GIVEN PROBLEM: Transcribe all the entries word for word, skipping the pictures.

Figure scripts
++++++++++++++++++++
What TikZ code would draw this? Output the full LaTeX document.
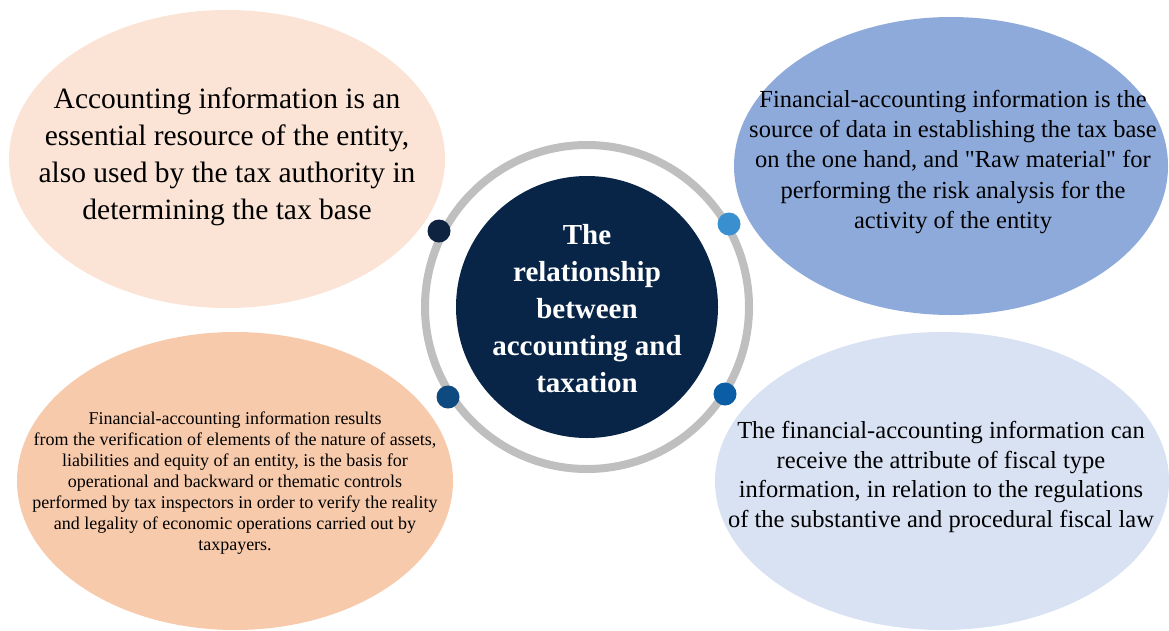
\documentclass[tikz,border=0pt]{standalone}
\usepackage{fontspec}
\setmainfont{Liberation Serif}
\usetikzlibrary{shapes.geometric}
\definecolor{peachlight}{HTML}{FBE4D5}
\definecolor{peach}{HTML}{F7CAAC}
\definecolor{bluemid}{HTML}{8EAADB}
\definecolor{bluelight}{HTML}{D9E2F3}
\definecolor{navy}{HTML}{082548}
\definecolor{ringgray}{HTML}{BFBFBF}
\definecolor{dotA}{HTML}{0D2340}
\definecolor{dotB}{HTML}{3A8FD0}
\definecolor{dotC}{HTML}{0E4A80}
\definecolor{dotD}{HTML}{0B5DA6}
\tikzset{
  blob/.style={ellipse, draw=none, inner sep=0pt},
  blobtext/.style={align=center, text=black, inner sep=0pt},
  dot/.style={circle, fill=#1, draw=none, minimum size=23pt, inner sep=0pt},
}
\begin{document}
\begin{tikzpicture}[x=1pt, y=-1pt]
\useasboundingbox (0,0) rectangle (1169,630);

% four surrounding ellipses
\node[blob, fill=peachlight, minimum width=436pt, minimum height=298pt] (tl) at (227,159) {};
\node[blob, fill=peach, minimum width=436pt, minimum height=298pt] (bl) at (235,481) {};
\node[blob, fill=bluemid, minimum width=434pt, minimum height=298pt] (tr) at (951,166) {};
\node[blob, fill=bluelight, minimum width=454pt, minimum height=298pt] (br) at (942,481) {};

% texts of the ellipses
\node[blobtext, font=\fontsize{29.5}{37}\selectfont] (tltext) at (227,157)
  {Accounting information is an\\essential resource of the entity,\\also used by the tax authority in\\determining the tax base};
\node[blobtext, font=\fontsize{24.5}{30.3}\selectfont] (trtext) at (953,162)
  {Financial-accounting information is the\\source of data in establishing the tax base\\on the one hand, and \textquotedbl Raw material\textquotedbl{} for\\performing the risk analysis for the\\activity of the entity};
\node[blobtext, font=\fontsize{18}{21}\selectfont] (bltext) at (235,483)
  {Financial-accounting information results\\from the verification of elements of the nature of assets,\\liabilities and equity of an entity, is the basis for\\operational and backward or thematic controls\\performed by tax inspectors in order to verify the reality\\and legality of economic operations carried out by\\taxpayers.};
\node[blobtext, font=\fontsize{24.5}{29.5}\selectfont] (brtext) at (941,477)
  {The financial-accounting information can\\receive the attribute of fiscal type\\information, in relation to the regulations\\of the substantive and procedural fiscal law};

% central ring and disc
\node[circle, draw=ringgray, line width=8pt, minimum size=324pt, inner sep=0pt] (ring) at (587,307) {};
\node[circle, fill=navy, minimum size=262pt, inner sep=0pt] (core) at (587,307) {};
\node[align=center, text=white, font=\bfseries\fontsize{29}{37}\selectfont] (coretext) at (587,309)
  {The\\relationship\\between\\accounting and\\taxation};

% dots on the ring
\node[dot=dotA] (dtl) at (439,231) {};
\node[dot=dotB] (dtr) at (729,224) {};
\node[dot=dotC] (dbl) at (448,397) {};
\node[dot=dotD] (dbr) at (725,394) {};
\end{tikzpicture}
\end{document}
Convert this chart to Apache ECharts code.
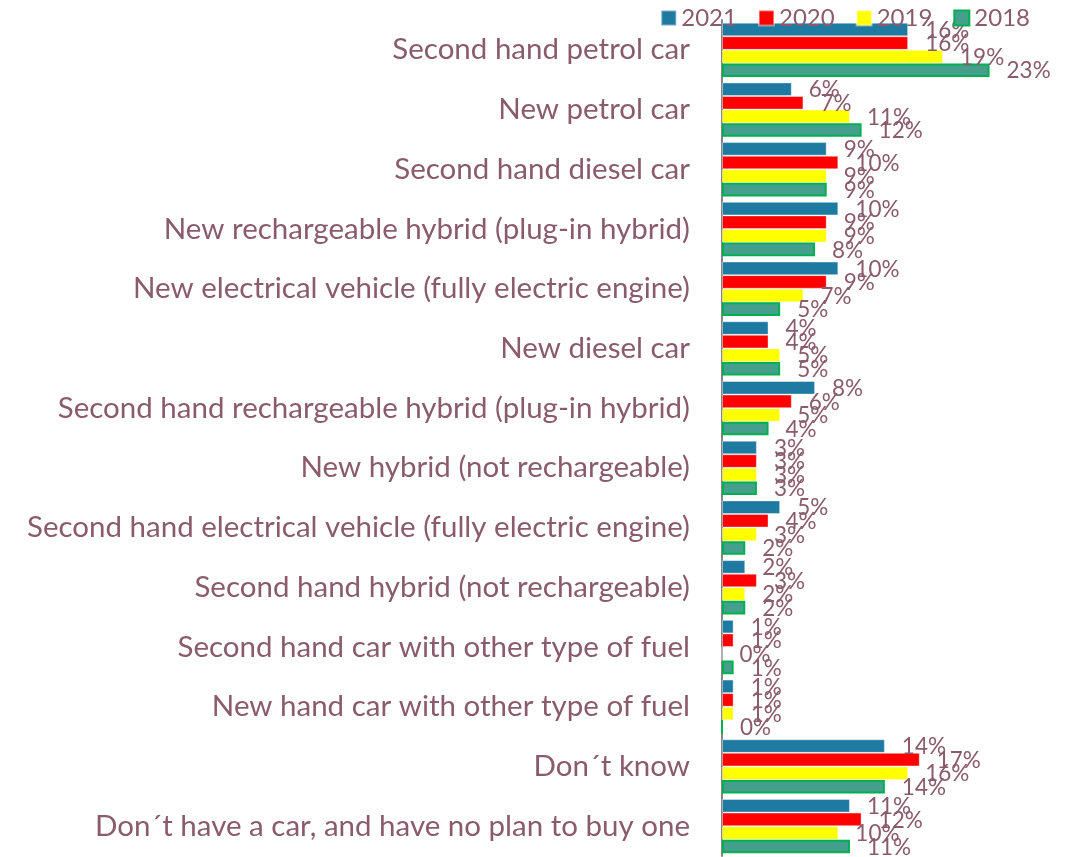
++++++++++++++++++++
TASK RESPONSE:
What TikZ code would draw this? Output the full LaTeX document.
\documentclass[tikz,border=0pt]{standalone}
\usepackage{fontspec}
\setmainfont{Liberation Serif}
\usetikzlibrary{shapes.geometric}
\definecolor{peachlight}{HTML}{FBE4D5}
\definecolor{peach}{HTML}{F7CAAC}
\definecolor{bluemid}{HTML}{8EAADB}
\definecolor{bluelight}{HTML}{D9E2F3}
\definecolor{navy}{HTML}{082548}
\definecolor{ringgray}{HTML}{BFBFBF}
\definecolor{dotA}{HTML}{0D2340}
\definecolor{dotB}{HTML}{3A8FD0}
\definecolor{dotC}{HTML}{0E4A80}
\definecolor{dotD}{HTML}{0B5DA6}
\tikzset{
  blob/.style={ellipse, draw=none, inner sep=0pt},
  blobtext/.style={align=center, text=black, inner sep=0pt},
  dot/.style={circle, fill=#1, draw=none, minimum size=23pt, inner sep=0pt},
}
\begin{document}
\begin{tikzpicture}[x=1pt, y=-1pt]
\useasboundingbox (0,0) rectangle (1169,630);

% four surrounding ellipses
\node[blob, fill=peachlight, minimum width=436pt, minimum height=298pt] (tl) at (227,159) {};
\node[blob, fill=peach, minimum width=436pt, minimum height=298pt] (bl) at (235,481) {};
\node[blob, fill=bluemid, minimum width=434pt, minimum height=298pt] (tr) at (951,166) {};
\node[blob, fill=bluelight, minimum width=454pt, minimum height=298pt] (br) at (942,481) {};

% texts of the ellipses
\node[blobtext, font=\fontsize{29.5}{37}\selectfont] (tltext) at (227,157)
  {Accounting information is an\\essential resource of the entity,\\also used by the tax authority in\\determining the tax base};
\node[blobtext, font=\fontsize{24.5}{30.3}\selectfont] (trtext) at (953,162)
  {Financial-accounting information is the\\source of data in establishing the tax base\\on the one hand, and \textquotedbl Raw material\textquotedbl{} for\\performing the risk analysis for the\\activity of the entity};
\node[blobtext, font=\fontsize{18}{21}\selectfont] (bltext) at (235,483)
  {Financial-accounting information results\\from the verification of elements of the nature of assets,\\liabilities and equity of an entity, is the basis for\\operational and backward or thematic controls\\performed by tax inspectors in order to verify the reality\\and legality of economic operations carried out by\\taxpayers.};
\node[blobtext, font=\fontsize{24.5}{29.5}\selectfont] (brtext) at (941,477)
  {The financial-accounting information can\\receive the attribute of fiscal type\\information, in relation to the regulations\\of the substantive and procedural fiscal law};

% central ring and disc
\node[circle, draw=ringgray, line width=8pt, minimum size=324pt, inner sep=0pt] (ring) at (587,307) {};
\node[circle, fill=navy, minimum size=262pt, inner sep=0pt] (core) at (587,307) {};
\node[align=center, text=white, font=\bfseries\fontsize{29}{37}\selectfont] (coretext) at (587,309)
  {The\\relationship\\between\\accounting and\\taxation};

% dots on the ring
\node[dot=dotA] (dtl) at (439,231) {};
\node[dot=dotB] (dtr) at (729,224) {};
\node[dot=dotC] (dbl) at (448,397) {};
\node[dot=dotD] (dbr) at (725,394) {};
\end{tikzpicture}
\end{document}
Convert this chart to Apache ECharts code.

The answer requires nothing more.